Bharatanatyam, while popular with Indian expats in the U.S., is not necessarily a career path for their children, Aparna Ramaswamy explained in a recent phone conversation.
“It’s not part of the Indian immigrant experience (to choose this as a career). It’s more engineers or doctors. So, as we have traveled we’ve met special people who take to the form so naturally. We invite them to classes, and that’s how the three dancers came to us. Their technique is impeccable. We have toured as a company in India, and they’ve all been received so well.
“We’ve always sought to make our work accessible for our audience,” Aparna Ramaswamy continued. “From that first project with Robert Bly, we’ve done many collaborations, all accessible in different ways. It’s a huge mark of pride for us that ours is not an art form just for Indians, not as an audience and not as artists, but a universal experience. Now, we find ourselves focusing on Indian arts, but the message is a more global one, and the experience is more global. We are looking back to ancient traditions and philosophies that are relevant in contemporary societies. That’s our mission.”

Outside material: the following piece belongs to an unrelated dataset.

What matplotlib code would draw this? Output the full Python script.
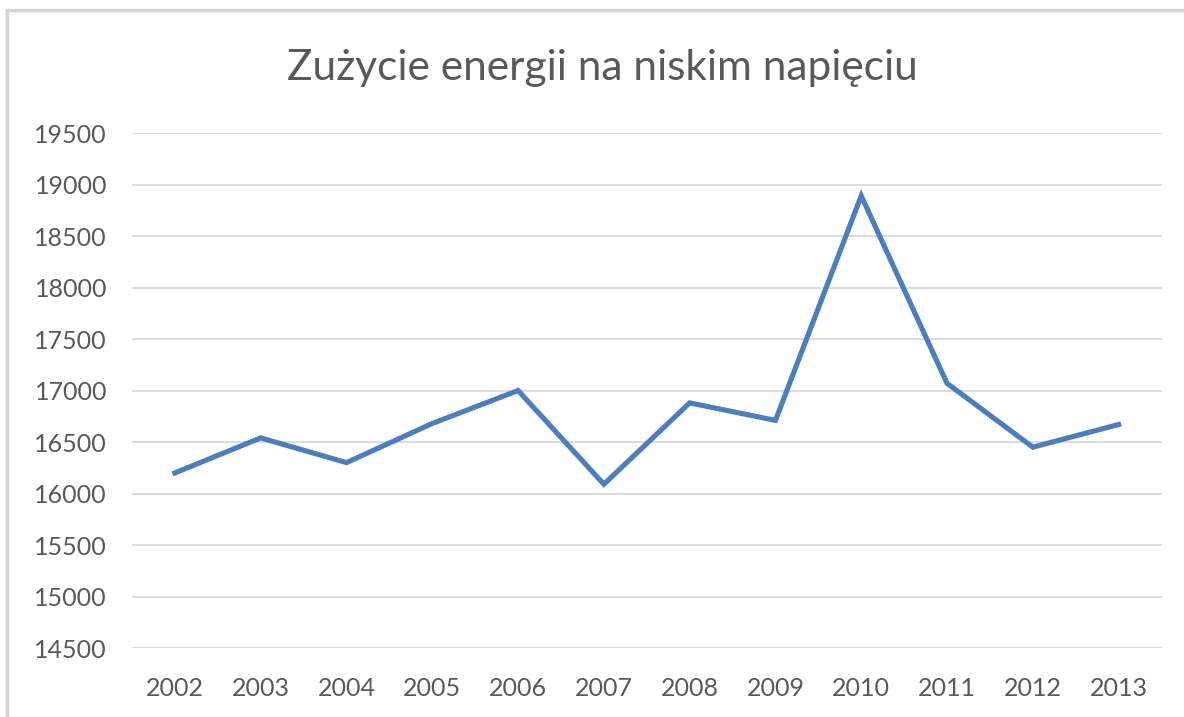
import matplotlib.pyplot as plt
from matplotlib.lines import Line2D

# data
years = ['2002', '2003', '2004', '2005', '2006', '2007',
         '2008', '2009', '2010', '2011', '2012', '2013']
usage = [16200, 16540, 16300, 16680, 17000, 16090,
         16880, 16710, 18890, 17070, 16450, 16670]
y_ticks = [14500, 15000, 15500, 16000, 16500, 17000, 17500, 18000, 18500, 19000, 19500]

plt.rcParams['font.family'] = ['Lato', 'DejaVu Sans']
text_gray = '#595959'

fig = plt.figure(figsize=(11.84, 7.17), dpi=100)
ax = fig.add_axes([0.1115, 0.0962, 0.8695, 0.7183])

x = list(range(len(years)))
ax.plot(x, usage, color='#4a7ebf', linewidth=3.7, solid_joinstyle='miter', zorder=3)

ax.set_xlim(-0.5, len(years) - 0.5)
ax.set_ylim(14500, 19500)
ax.set_yticks(y_ticks)
ax.set_xticks(x)
ax.set_xticklabels(years)
ax.grid(axis='y', color='#d9d9d9', linewidth=1.3)
ax.set_axisbelow(True)
for s in ax.spines.values():
    s.set_visible(False)
ax.tick_params(length=0, labelsize=18, colors=text_gray)
ax.tick_params(axis='x', pad=21)
ax.tick_params(axis='y', pad=18)

fig.text(0.509, 0.905, 'Zużycie energii na niskim napięciu', ha='center', va='center',
         fontsize=30.5, color=text_gray)

# light frame from the screenshot (top and left edges only)
fig.add_artist(Line2D([0.006, 0.006], [0, 0.986], transform=fig.transFigure,
                      color='#d4d4d4', linewidth=2.5))
fig.add_artist(Line2D([0.006, 1], [0.986, 0.986], transform=fig.transFigure,
                      color='#d4d4d4', linewidth=2.5))

fig.savefig('out.png', dpi=100)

“Sacred Earth,” which Aparna and Ranee Ramaswamy made in 2011, was inspired by several Indian traditions. Two of them are visual: the art of kolam, making rice-flour designs on the ground as an offering to Mother Earth, creating sacred space; and the wall paintings of the Warli people of western India, which bring the spiritual into everyday existence. (The company conducts a family workshop on kolam drawing Sunday afternoon at the U-M Museum of Art.)

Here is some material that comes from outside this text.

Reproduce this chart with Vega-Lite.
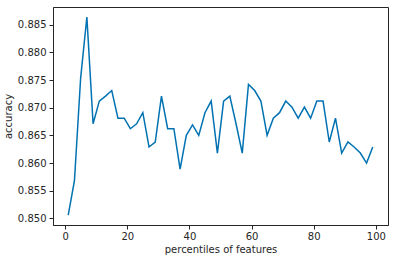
{
  "$schema": "https://vega.github.io/schema/vega-lite/v6.json",
  "width": 335,
  "height": 218,
  "autosize": "none",
  "padding": {"left": 53, "top": 7, "right": 7, "bottom": 38},
  "background": "white",
  "config": {
    "view": {"stroke": "#262626", "strokeWidth": 1},
    "font": "DejaVu Sans",
    "axis": {
      "grid": false,
      "domainColor": "#262626",
      "tickColor": "#262626",
      "tickSize": 4,
      "labelFont": "DejaVu Sans",
      "labelFontSize": 10,
      "labelColor": "#262626",
      "titleFont": "DejaVu Sans",
      "titleFontSize": 10,
      "titleFontWeight": "normal",
      "titleColor": "#262626"
    }
  },
  "data": {
    "values": [
      {"p": 1, "acc": 0.8506}, {"p": 3, "acc": 0.8568}, {"p": 5, "acc": 0.8754},
      {"p": 7, "acc": 0.8864}, {"p": 9, "acc": 0.8671}, {"p": 11, "acc": 0.8712},
      {"p": 13, "acc": 0.8721}, {"p": 15, "acc": 0.8731}, {"p": 17, "acc": 0.8681},
      {"p": 19, "acc": 0.8681}, {"p": 21, "acc": 0.8662}, {"p": 23, "acc": 0.8671},
      {"p": 25, "acc": 0.8691}, {"p": 27, "acc": 0.8629}, {"p": 29, "acc": 0.8638},
      {"p": 31, "acc": 0.8721}, {"p": 33, "acc": 0.8662}, {"p": 35, "acc": 0.8662},
      {"p": 37, "acc": 0.8589}, {"p": 39, "acc": 0.8650}, {"p": 41, "acc": 0.8669},
      {"p": 43, "acc": 0.8650}, {"p": 45, "acc": 0.8691}, {"p": 47, "acc": 0.8712},
      {"p": 49, "acc": 0.8618}, {"p": 51, "acc": 0.8712}, {"p": 53, "acc": 0.8721},
      {"p": 55, "acc": 0.8671}, {"p": 57, "acc": 0.8618}, {"p": 59, "acc": 0.8742},
      {"p": 61, "acc": 0.8731}, {"p": 63, "acc": 0.8712}, {"p": 65, "acc": 0.8650},
      {"p": 67, "acc": 0.8681}, {"p": 69, "acc": 0.8691}, {"p": 71, "acc": 0.8712},
      {"p": 73, "acc": 0.8701}, {"p": 75, "acc": 0.8681}, {"p": 77, "acc": 0.8701},
      {"p": 79, "acc": 0.8681}, {"p": 81, "acc": 0.8712}, {"p": 83, "acc": 0.8712},
      {"p": 85, "acc": 0.8638}, {"p": 87, "acc": 0.8681}, {"p": 89, "acc": 0.8618},
      {"p": 91, "acc": 0.8638}, {"p": 93, "acc": 0.8629}, {"p": 95, "acc": 0.8618},
      {"p": 97, "acc": 0.8600}, {"p": 99, "acc": 0.8629}
    ]
  },
  "mark": {"type": "line", "color": "#0072B2", "strokeWidth": 1.5},
  "encoding": {
    "x": {
      "field": "p", "type": "quantitative",
      "scale": {"domain": [-3.9, 103.9], "nice": false, "zero": false},
      "axis": {"values": [0, 20, 40, 60, 80, 100], "title": "percentiles of features", "titlePadding": 3, "labelPadding": 2}
    },
    "y": {
      "field": "acc", "type": "quantitative",
      "scale": {"domain": [0.8488, 0.8882], "nice": false, "zero": false},
      "axis": {"values": [0.85, 0.855, 0.86, 0.865, 0.87, 0.875, 0.88, 0.885], "format": ".3f", "title": "accuracy", "titlePadding": 4, "labelPadding": 3}
    }
  }
}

Ragamala brought Warli tribal artists from India to Minneapolist for six weeks to create the paintings for the dance. Ranee and Aparana Ramaswamy also developed a score for the dance in conjunction with three of the four musicians who will play it live here on Wednesday. And the texts of the vocals, which come from Tamil Sangam poetry from South India, are preceded by the reading of English translations, making the words - which draw parallels between inner and outer landscape and use the natural world as a metaphor for the intricacies of human emotion - accessible to the audience.
For the Ramaswamys, bharatanatyam has been a lifetime devotion. Ranee Ramaswamy had studied the form in India and become accomplished in its technique and narrative aspects, but it was a meeting with one of the art’s foremost exponents, Alarmel Valli - in Minneapolis, not India - that set the family on its current path.
“My mother was so blown away by her,” said Aparna Ramaswamy, “that she started all over in her school of dance, to make sure she learned and absorbed her aesthetic.”
Daughters Aparna and Ashwini became Valli’s students, too, and the three spend extended time each year in India continuing to work with Valli.
Valli is a strict master. “She always says, ‘Please don’t come back if you’re not exactly at the same level,’” Aparna Ramaswamy reported.
Dancing together, co-directing a company together, has been a joy both as an artistic adventure and a family endeavor, Aparna Ramaswamy said.
“It’s a wonderful partnership,” she said, “having this common goal and drive. It’s not common to have a mother and daughter who have been colleagues together from a very young age.”
Free, related UMS educational events:
• Sunday, 3 p.m., U-M Museum of Art, South State Street at South University: Family Activity: Kolam Drawing Workshop. Join Minneapolis-based Ragamala Dance in an hour-long, hands-on art making workshop in conjunction with their performance of Sacred Earth. Ragamala incorporates kolam drawings into their performance, and will teach the technique during this workshop. Kolam is a form of drawing practiced throughout south India that uses rice powder, chalk, or colored powders. In collaboration with the U-M Museum of Art.
• Monday, 7:30 p.m., Ann Arbor YMCA, 400 W. Washington St.: Join dancers from the Minneapolis-based Ragamala Dance for an exploration of the company’s movement style. No dance training or experience necessary, and all levels, ages 13 and up, are welcome. Free, but first come, first served until studio reaches capacity. Sign-up begins at 6:45 p.m. In collaboration with the Ann Arbor Y.